Ian Bowrem was found to have benefited by £3,334,675 from crime. The £1,111,294 he has been ordered to pay are his available assets.
Judge Philip Statman ordered at Maidstone Crown Court on Monday that there would be a five-year jail sentence in default of payment within 28 days.
Of the amount confiscated, £996,230 will be paid in compensation to Loomis, previously Securitas.
Bowrem, of Ottery St Mary, Devon, was sentenced to three years nine months at the same court in November last year after admitting money laundering.
The cash, wrapped in Clingfilm, was seized from the boot of Bowrem's Mercedes on the M25 after he met another man in a pub car park on the A316 just outside Chertsey, Surrey, in June 2006.
Sentencing Bowrem, 47, Judge Statman said: "It is not every day of the week that car boots have a content of this kind found in them.2
Some of the money, he said, was found to be linked "to the infamous security depot robbery" in February 2006.
The judge heard that Bowrem did not know some of the money came from the terrifying Securitas heist.
Detective Inspector Mark Fairhurst, of the joint Kent and Essex Serious Crime Directorate, said: "Linking this case to the Tonbridge robbery was complex.
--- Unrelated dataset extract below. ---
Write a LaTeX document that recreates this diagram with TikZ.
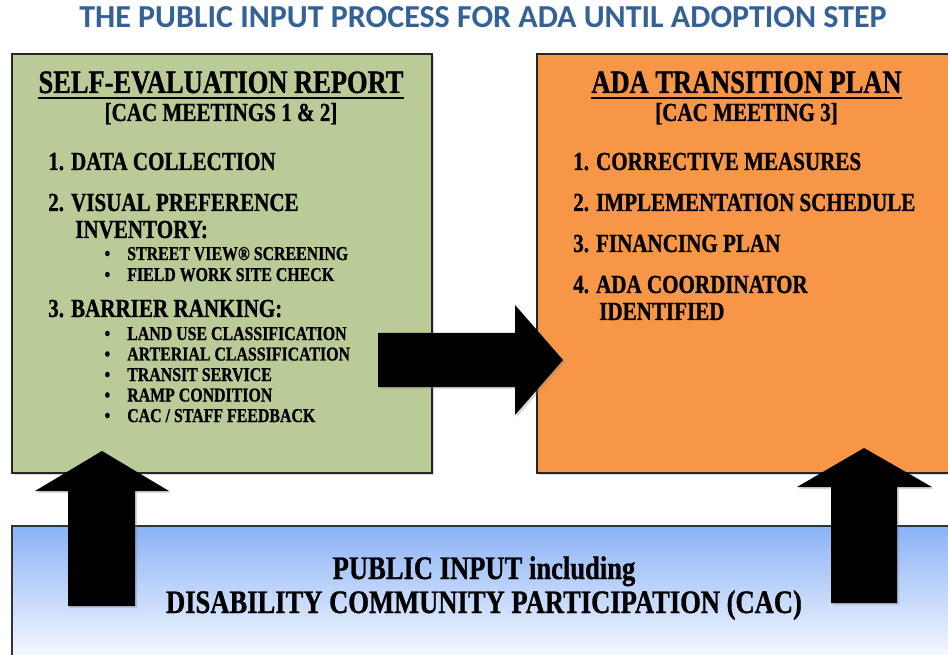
\documentclass[tikz,border=0pt]{standalone}
\usepackage{fontspec}
\newfontfamily\boxfont{Liberation Serif}[FakeStretch=0.81, FakeBold=0.9]
\newfontfamily\titlefont{Carlito}
\usetikzlibrary{shadows}

\definecolor{titleblue}{RGB}{52,98,150}
\definecolor{reportgreen}{RGB}{187,203,151}
\definecolor{planorange}{RGB}{247,150,70}
\definecolor{inputblue}{RGB}{138,178,246}
\definecolor{inputwhite}{RGB}{252,253,255}

\newcommand{\bitem}[1]{\llap{\makebox[17pt][l]{\textbullet}}#1}

\tikzset{
  panel/.style={draw=black!85, line width=0.9pt, drop shadow={shadow xshift=1.5pt, shadow yshift=-1.5pt, opacity=0.3}},
  blockarrow/.style={fill=black, drop shadow={shadow xshift=1.5pt, shadow yshift=-1.5pt, opacity=0.3}},
  head/.style={inner sep=0pt, anchor=base, font=\boxfont\bfseries\fontsize{24.5}{28}\selectfont},
  sub/.style={inner sep=0pt, anchor=base, font=\boxfont\bfseries\fontsize{19.5}{22}\selectfont},
  lbl/.style={inner sep=0pt, anchor=base west, font=\boxfont\bfseries\fontsize{19.5}{22}\selectfont},
  bul/.style={inner sep=0pt, anchor=base west, font=\boxfont\bfseries\fontsize{14.7}{17}\selectfont},
  foot/.style={inner sep=0pt, anchor=base, font=\boxfont\bfseries\fontsize{24.6}{28}\selectfont}
}

\begin{document}
\begin{tikzpicture}[x=0.75pt, y=-0.75pt]
        \clip (0,0) rectangle (948,655);
        \fill[white] (0,0) rectangle (948,655);

        \node[anchor=base, inner sep=0pt, text=titleblue, font=\titlefont\bfseries\fontsize{24}{28}\selectfont] (title) at (483,28) {THE PUBLIC INPUT PROCESS FOR ADA UNTIL ADOPTION STEP};

        % the two step boxes
        \draw[panel, fill=reportgreen] (12,54) rectangle (432,473);
        \draw[panel, fill=planorange] (537,54) rectangle (970,473);

        \node[head] (rephead) at (221,93) {SELF-EVALUATION REPORT};
        \draw[line width=1.5pt] ([yshift=-3.8pt]rephead.base west) -- ([yshift=-3.8pt]rephead.base east);
        \node[sub] (repsub) at (221,121) {[CAC MEETINGS 1 \& 2]};
        \node[lbl] (rep1) at (48,170) {1. DATA COLLECTION};
        \node[lbl] (rep2) at (48,211) {2. VISUAL PREFERENCE};
        \node[lbl] (rep2b) at (75,238) {INVENTORY:};
        \node[bul] (rep2x) at (127,260) {\bitem{STREET VIEW® SCREENING}};
        \node[bul] (rep2y) at (127,281) {\bitem{FIELD WORK SITE CHECK}};
        \node[lbl] (rep3) at (48,317) {3. BARRIER RANKING:};
        \node[bul] (rep3a) at (127,340) {\bitem{LAND USE CLASSIFICATION}};
        \node[bul] (rep3b) at (127,360.5) {\bitem{ARTERIAL CLASSIFICATION}};
        \node[bul] (rep3c) at (127,381) {\bitem{TRANSIT SERVICE}};
        \node[bul] (rep3d) at (127,401.5) {\bitem{RAMP CONDITION}};
        \node[bul] (rep3e) at (127,422) {\bitem{CAC / STAFF FEEDBACK}};

        \node[head] (planhead) at (746.5,93) {ADA TRANSITION PLAN};
        \draw[line width=1.5pt] ([yshift=-3.8pt]planhead.base west) -- ([yshift=-3.8pt]planhead.base east);
        \node[sub] (plansub) at (746.5,121) {[CAC MEETING 3]};
        \node[lbl] (plan1) at (573,170) {1. CORRECTIVE MEASURES};
        \node[lbl] (plan2) at (573,211) {2. IMPLEMENTATION SCHEDULE};
        \node[lbl] (plan3) at (573,252) {3. FINANCING PLAN};
        \node[lbl] (plan4) at (573,293) {4. ADA COORDINATOR};
        \node[lbl] (plan4b) at (599,320) {IDENTIFIED};

        % public input band
        \shade[top color=inputblue, bottom color=inputwhite] (12,526) rectangle (970,665);
        \draw[black!80, line width=0.8pt] (970,526) -- (12,526) -- (12,670);
        \node[foot] (input1) at (484,579) {PUBLIC INPUT including};
        \node[foot] (input2) at (484,613) {DISABILITY COMMUNITY PARTICIPATION (CAC)};

        % block arrows
        \fill[blockarrow] (378,333) -- (515,333) -- (515,305) -- (563,360) -- (515,415) -- (515,387) -- (378,387) -- cycle;
        \fill[blockarrow] (68,606) -- (68,491) -- (35,491) -- (102,451) -- (169,491) -- (135,491) -- (135,606) -- cycle;
        \fill[blockarrow] (831,603) -- (831,487) -- (797,487) -- (864,448) -- (932,487) -- (897,487) -- (897,603) -- cycle;

        \end{tikzpicture}
\end{document}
Our investigators travelled to Spain, Switzerland and Dubai.
"We do not stop at the conviction of offenders. We want to ensure that criminals do not profit from the proceeds of their crimes.
"We will, wherever possible, always seek to recover money or assets through the Proceeds of Crime Act. Today's order is another step for Loomis in reducing their losses from the robbery."